I was informed by the Mrs. today that I haven’t been posting enough on here lately, so here I am.
Let’s see… what’s new?
Well, we finally signed up to be part of the micro-finance revolution via kiva.org. They make it easy to lend very small increments of money ($25) to entrepreneurs in third world countries. There is a 98.27% repayment rate and the borrowers have been vetted and assisted by various non-profits. I’ve made my first loan to a man operating a cell phone store in Africa. PayPal conducts the transactions for free and the assisting non-profit aggregates loans from several parties, then disperses the funds and collects repayments. The non-profit who is assisting him has a 100% repayment rate on over 7,000 loans. Given the small amount of money I’m lending ($25) I don’t exactly expect to get rich, its just an interesting area where Kate’s and my interests intersect. Additionally, when we have a family one day, it could be an interesting way to teach kids about money, charity and technology. So its fun to give the whole thing a try.
Our $25 loan is a part of a $450 loan for him to expand his business. Bear in mind the average annual income in Nigeria is $1,188.
I’ve always had an interest in real estate. I have an (inactive) real estate license and I enjoy reading about legal theory behind property rights. So, after much research, we’re about to embark on a small investment. Presently I’m trying to hammer out the details of a deal for 1 acre of land in a small community in southern New Mexico. Its a planned 9,000 acre development that contains a golf course, 4 stocked trout lakes, an airport, about 350 people, and 500 deer and elk. As a small part of our investment strategy, I’d like to build up a small portfolio of properties over the course of the next 25 years then sell them off at retirement and realize gains at what will hopefully be the long-term average rate of appreciation of real estate in the United States. Its a pretty conservative strategy so I should be able to accomplish what I’m seeking, barring the annexation of New Mexico by the Mexican government or an eruption of a volcano nearby. I figure even if things really tank in real estate, over 30 years, I’m going to come out ahead. This is as good as cash or government bonds, I figure.
In case your curious about terms, this will literally cost me less per day than what I spend on my daily tea and muffin before work. If you want to know more, feel free to ask me in person.
Here is a snapshot of the land. It measures one acre and is buildable. There are a few restrictions, namely no mobile homes and any structures built must be at leas 800 square feet.Â There is water to the property, but not electricity. From my research, it looks like once electricity gets there the price of the properties double. What’s required for electricity? Time. We have a verbal agreement presently. I’m drawing up the contract this week and hopefully we’ll get everything signed by the first week of February. If not, its a big country out there with no shortage of investment opportunities.

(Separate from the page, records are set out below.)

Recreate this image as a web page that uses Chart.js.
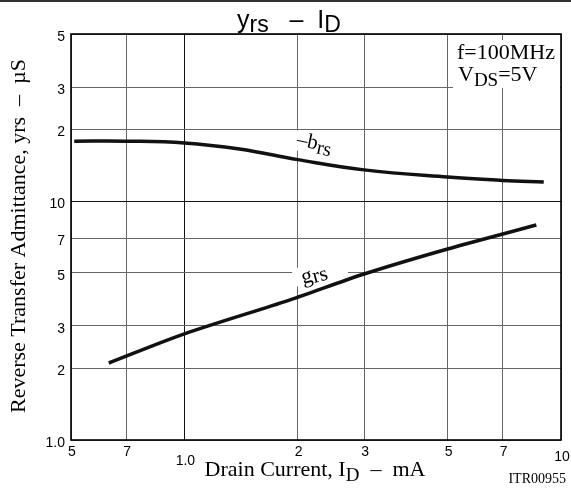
<!DOCTYPE html>
<html><head><meta charset="utf-8">
<script src="https://cdn.jsdelivr.net/npm/chart.js@4"></script>
<style>html,body{margin:0;padding:0;background:#fff;}#wrap{width:571px;height:492px;position:relative;}</style>
</head><body><div id="wrap"><canvas id="c" width="571" height="492"></canvas></div>
<script>
// Data (drain current in mA, admittance in µS)
const xTicks = [0.5, 0.7, 1, 2, 3, 5, 7, 10];
const xTickLabels = ['5', '7', '1.0', '2', '3', '5', '7', '10'];
const yTicks = [1, 2, 3, 5, 7, 10, 20, 30, 50];
const yTickLabels = ['1.0', '2', '3', '5', '7', '10', '2', '3', '5'];
const brsCurrent = [0.51, 0.70, 1.0, 1.4, 2.0, 3.0, 5.0, 7.0, 9.0];
const brsValues  = [17.8, 17.8, 17.5, 16.5, 14.9, 13.5, 12.6, 12.2, 12.0];
const grsCurrent = [0.63, 1.0, 1.9, 3.0, 5.0, 8.6];
const grsValues  = [2.10, 2.78, 3.85, 4.95, 6.30, 7.94];

const SERIF = '"Liberation Serif", "Times New Roman", serif';
const SANS = '"Liberation Sans", Arial, sans-serif';

function subText(ctx, parts, x, y, align) {
  let w = 0;
  parts.forEach(p => { ctx.font = p[1] + 'px ' + p[3]; w += ctx.measureText(p[0]).width; });
  let cx = align === 'center' ? x - w / 2 : x;
  ctx.textAlign = 'left';
  parts.forEach(p => { ctx.font = p[1] + 'px ' + p[3]; ctx.fillText(p[0], cx, y + p[2]); cx += ctx.measureText(p[0]).width; });
  return w;
}

const deco = {
  id: 'deco',
  beforeDatasetsDraw(chart) {
    const ctx = chart.ctx;
    ctx.save();
    ctx.fillStyle = '#fff';
    ctx.fillRect(453, 40, 107, 48);
    ctx.save(); ctx.translate(318, 148); ctx.rotate(12 * Math.PI / 180);
    ctx.fillRect(-24, -13, 48, 20); ctx.restore();
    ctx.save(); ctx.translate(320, 272); ctx.rotate(-15 * Math.PI / 180);
    ctx.fillRect(-27, -10, 54, 18); ctx.restore();
    ctx.restore();
  },
  afterDraw(chart) {
    const ctx = chart.ctx, a = chart.chartArea, xs = chart.scales.x, ys = chart.scales.y;
    ctx.save();
    ctx.fillStyle = '#333';
    ctx.fillRect(0, 0, 571, 2);
    ctx.strokeStyle = '#000'; ctx.lineWidth = 1.6;
    ctx.strokeRect(a.left, a.top, a.right - a.left, a.bottom - a.top);
    ctx.fillStyle = '#000';
    // y tick labels
    ctx.font = '14px ' + SANS; ctx.textAlign = 'right'; ctx.textBaseline = 'middle';
    yTicks.forEach((v, i) => ctx.fillText(yTickLabels[i], a.left - 6, ys.getPixelForValue(v) + 3));
    // x tick labels
    ctx.textAlign = 'center'; ctx.textBaseline = 'top';
    xTicks.forEach((v, i) => {
      ctx.fillText(xTickLabels[i], xs.getPixelForValue(v) + 1, a.bottom + (v === 1 ? 14 : v === 10 ? 10 : 5));
    });
    ctx.textBaseline = 'alphabetic';
    // title
    subText(ctx, [['y', 25, 0, SANS], ['rs', 23, 4, SANS], ['   \u2013  ', 25, 0, SANS], ['I', 25, 0, SANS], ['D', 23, 4, SANS]], 289, 28, 'center');
    // x title
    subText(ctx, [['Drain Current, I', 22, 0, SERIF], ['D', 19, 5, SERIF], ['  \u2013  mA', 22, 0, SERIF]], 315, 476, 'center');
    // ITR
    ctx.font = '14px ' + SERIF; ctx.textAlign = 'right';
    ctx.fillText('ITR00955', 566, 483);
    // y title
    ctx.save(); ctx.translate(25, 236); ctx.rotate(-Math.PI / 2);
    ctx.font = '22px ' + SERIF; ctx.textAlign = 'center';
    ctx.fillText('Reverse Transfer Admittance, yrs  \u2013  \u00b5S', 0, 0);
    ctx.restore();
    // annotation
    ctx.textAlign = 'left';
    ctx.font = '22px ' + SERIF; ctx.fillText('f=100MHz', 457, 59);
    subText(ctx, [['V', 22, 0, SERIF], ['DS', 19, 5, SERIF], ['=5V', 22, 0, SERIF]], 458, 81, 'left');
    // curve labels
    ctx.save(); ctx.translate(296, 145); ctx.rotate(12 * Math.PI / 180);
    subText(ctx, [['\u2013b', 21, 0, SERIF], ['rs', 20, 4, SERIF]], 0, 0, 'left');
    ctx.restore();
    ctx.save(); ctx.translate(303, 284); ctx.rotate(-15 * Math.PI / 180);
    subText(ctx, [['g', 22, 0, SERIF], ['rs', 21, 2, SERIF]], 0, 0, 'left');
    ctx.restore();
    ctx.restore();
  }
};

function gridColor(decade) {
  return (c) => (c.tick && c.tick.value === decade) ? '#111' : '#666';
}

new Chart(document.getElementById('c'), {
  type: 'line',
  data: {
    datasets: [
      { label: '-brs', data: brsCurrent.map((x, i) => ({ x, y: brsValues[i] })), borderColor: '#111', borderWidth: 3.5, pointRadius: 0, tension: 0.4, fill: false },
      { label: 'grs', data: grsCurrent.map((x, i) => ({ x, y: grsValues[i] })), borderColor: '#111', borderWidth: 3.5, pointRadius: 0, tension: 0.3, fill: false }
    ]
  },
  options: {
    responsive: false, animation: false, devicePixelRatio: 1,
    layout: { padding: { left: 71, right: 10, top: 34, bottom: 52 } },
    plugins: { legend: { display: false }, tooltip: { enabled: false }, title: { display: false } },
    scales: {
      x: {
        type: 'logarithmic', min: 0.5, max: 10,
        afterBuildTicks: (s) => { s.ticks = xTicks.map(v => ({ value: v })); },
        ticks: { display: false },
        grid: { color: gridColor(1), lineWidth: 1, drawTicks: false },
        border: { display: false }
      },
      y: {
        type: 'logarithmic', min: 1, max: 50,
        afterBuildTicks: (s) => { s.ticks = yTicks.map(v => ({ value: v })); },
        ticks: { display: false },
        grid: { color: gridColor(10), lineWidth: 1, drawTicks: false },
        border: { display: false }
      }
    }
  },
  plugins: [deco]
});
</script></body></html>
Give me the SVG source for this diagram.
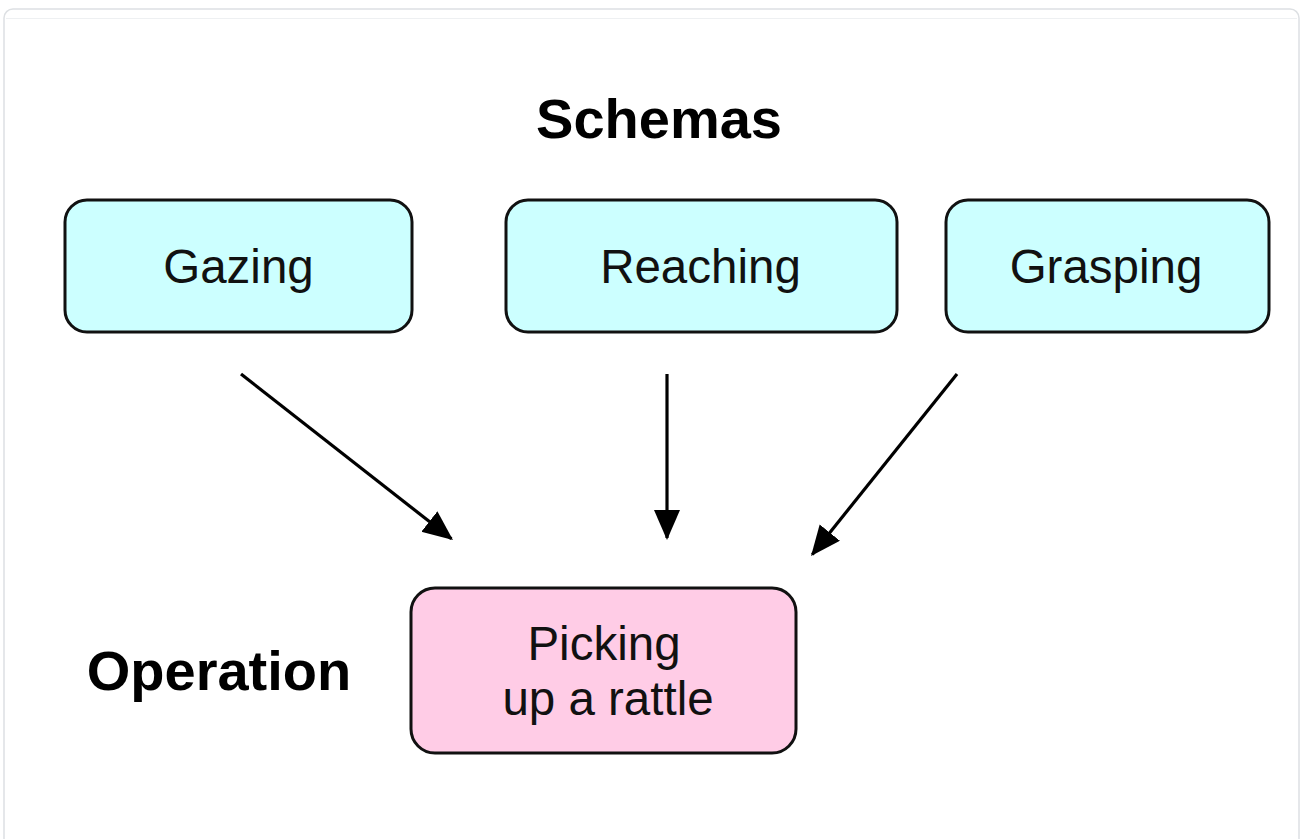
<svg xmlns="http://www.w3.org/2000/svg" width="1304" height="839" viewBox="0 0 1304 839">
<style>
.schema rect{fill:#ccffff;stroke:#111;stroke-width:3}
.op rect{fill:#ffcce6;stroke:#111;stroke-width:3}
.lbl{font-family:"Liberation Sans",Arial,sans-serif;font-size:47.5px;fill:#111;text-anchor:middle}
.title{font-family:"Liberation Sans",Arial,sans-serif;font-size:56px;font-weight:bold;fill:#000}
.conn line{stroke:#000;stroke-width:3.2;fill:none}
</style>
<defs>
<marker id="arr" markerUnits="userSpaceOnUse" markerWidth="32" markerHeight="28" refX="28" refY="13" orient="auto" viewBox="0 0 32 28">
<path d="M0,0 L30,13 L0,26 z" fill="#000"/>
</marker>
</defs>
<rect x="0" y="0" width="1304" height="839" fill="#fff"/>
<rect x="4" y="9" width="1295" height="850" rx="9" fill="#fff" stroke="#dde0e3" stroke-width="1.5"/>
<line x1="6" y1="18.5" x2="1297" y2="18.5" stroke="#eef0f2" stroke-width="1"/>
<text class="title" x="659" y="138" text-anchor="middle">Schemas</text>
<text class="title" x="219" y="690" text-anchor="middle">Operation</text>
<g id="gazing" class="schema">
<rect x="65" y="200" width="347" height="132" rx="22"/>
<text class="lbl" x="238.5" y="283">Gazing</text>
</g>
<g id="reaching" class="schema">
<rect x="506" y="200" width="391" height="132" rx="22"/>
<text class="lbl" x="700.5" y="283">Reaching</text>
</g>
<g id="grasping" class="schema">
<rect x="946" y="200" width="323" height="132" rx="22"/>
<text class="lbl" x="1106" y="283">Grasping</text>
</g>
<g id="picking" class="op">
<rect x="411" y="588" width="385" height="165" rx="24"/>
<text class="lbl" x="604" y="660">Picking</text>
<text class="lbl" x="608" y="715">up a rattle</text>
</g>
<g id="connectors" class="conn">
<line x1="241" y1="374" x2="451.4" y2="538.8" marker-end="url(#arr)"/>
<line x1="667" y1="374" x2="667" y2="538" marker-end="url(#arr)"/>
<line x1="957" y1="374" x2="812.3" y2="554.4" marker-end="url(#arr)"/>
</g>
</svg>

Kate and I had a rare weekend where we didn’t have too many plans or commitments so we spent a fair amount of time in restaurants. We actually spent a good amount of time trying to find berbere powder to make the Ethiopian dish, doro wat, but we couldn’t track it down, despite Philadelphia probably having the largest Ethiopian population in the country. Saturday consisted of brunch at Jones, which we haven’t been to since our first date all the way back in 2004. Later in the evening we found ourselves at the Burmese place we love called Rangoon. We loaded up on soup. Shockingly, we hadn’t been there in three years. And we love the place! Afterward, we tried to hit up the Max Brenner chocolate place on 15th Street but the wait was 40 minutes. So we, along with our friend Sarah, settled for some really great hot chocolate at Naked Chocolate in University City, but not before trying to get a seat at crowded Parc. And today? A spicy lunch (and dinner take-home) at our favorite Indo-Pak eatery, Kabobeesh.
In our restaurant wanderings, we did get to stop by the architectural salvage yard in Fairmount that we browse through from time to time. If you’re looking for a headless statue of any sort, get in touch — I know a guy.